16. Chapter 1.6 and of the said Guidelines stipulates as follows :-
"1.6 Apart from these instructions of DPE, the CPSEs are governed by the Companies Act, 1956 and regulations of various authorities like Comptroller and Auditor General of India (C&AG), Central Vigilance Commission, administrative Ministries, other nodal Ministries, etc. The Right to Information Act 2005 is also applicable to the CPSEs. The CPSEs fall under the definition of 'State' as provided in Article 12 of the Constitution of India. Further, some principles of corporate governance are already in vogue in public sector because (a) the Chairman, Managing Director and Directors are appointed independently through a prescribed procedure; (b) Statutory auditors are appointed independently by the C&AG;
(c) Arbitrary actions, if any, of the Management could be challenged through writ petitions; (d) remuneration of Directors, employees, etc. are determined on the basis of recommendations of Pay Committees constituted for this purpose; etc."
17. In "Revised Guidelines for Corporate Governance" for PSEs
published in May 2010 at Chapter 1.4 and 1.7 it is stipulated as
follows;-
"1.4 The Department of Public Enterprises (DPE) had issued guidelines on composition of Board of Directors of Central Public Sector Enterprises (CPSEs) in 1992 (Annex-I). According to these guidelines at least one-third of the Directors on the Board of a CPSE should be non-official Directors. The Maharatna, Navratna and Miniratna schemes provide that exercise of the enhanced powers delegated to these CPSEs is subject to the condition that their Boards are professionalised
by inducting adequate number of non-official Directors, with minimum of four in case of Maharatna, Navratnas and minimum of three in case of Miniratnas. The schemes for Maharatna, Navratna and Miniratna CPSEs also provide for setting up of Audit Committees.
1.7 Apart from these instructions of DPE, the CPSEs are governed by the Companies Act, 1956 and regulations of various authorities like Comptroller and Auditor General of India (C&AG), Central Vigilance Commission (CVC), Administrative Ministries, other nodal Ministries, etc. The Right to Information Act 2005 is also applicable to the CPSEs. The CPSEs fall under the definition of „State‟ as provided in Article 12 of the Constitution of India. Further, some principles of Corporate Governance are already in vogue in public sector because (a) the Chairman, Managing Director and Directors are appointed independently through a prescribed procedure; (b) Statutory auditors are appointed independently by the C&AG;
(c) Arbitrary actions, if any, of the Management can be challenged through writ petitions; (d) Remuneration of Directors, employees, etc. are determined on the basis of recommendations of Pay Committees constituted for this purpose; etc."
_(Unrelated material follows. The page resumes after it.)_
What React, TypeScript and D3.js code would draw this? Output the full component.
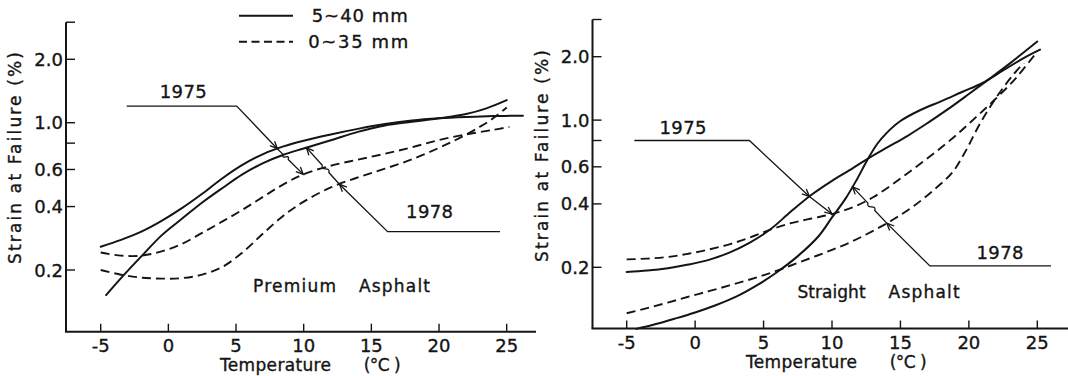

18. Subsequently the Central Government ordered as follows in
"The Department of Public Enterprises (DPE) issued guidelines on Corporate Governance in November 1992 on the inclusion of non-official directors on the Board of Directors. DPE issued further guidelines in November, 2001 providing for inclusion of independent directors on the Board of Directors. To bring in more transparency and accountability in the functioning of Central Public Sector Enterprises (CPSEs), the Government in June, 2007 introduced the guidelines on Corporate Governance for CPSEs. These guidelines were voluntary in nature. These guidelines were implemented for an experimental period of one year. On the basis of the experience gained during this period, it was decided to modify and reissue the DPE guidelines in May, 2010. These guidelines have been made mandatory and applicable to all CPSEs. The guidelines issued by DPE covered areas like composition of Board of Directors, composition and functions of Board committees like Audit Committee, Remuneration committee, details on subsidiary companies, disclosures, reports and the schedules for implementation. All references to DPE guidelines in this chapter refer to the DPE
guidelines issued in May, 2010 which are mandatory to all CPSEs. DPE has also incorporated Corporate Governance as a performance parameter in the MoUs of all CPSEs. In so far as listed CPSEs are concerned, they are required to comply with the SEBI's guidelines/regulations on Corporate Governance in addition to complying with provisions in DPE guidelines."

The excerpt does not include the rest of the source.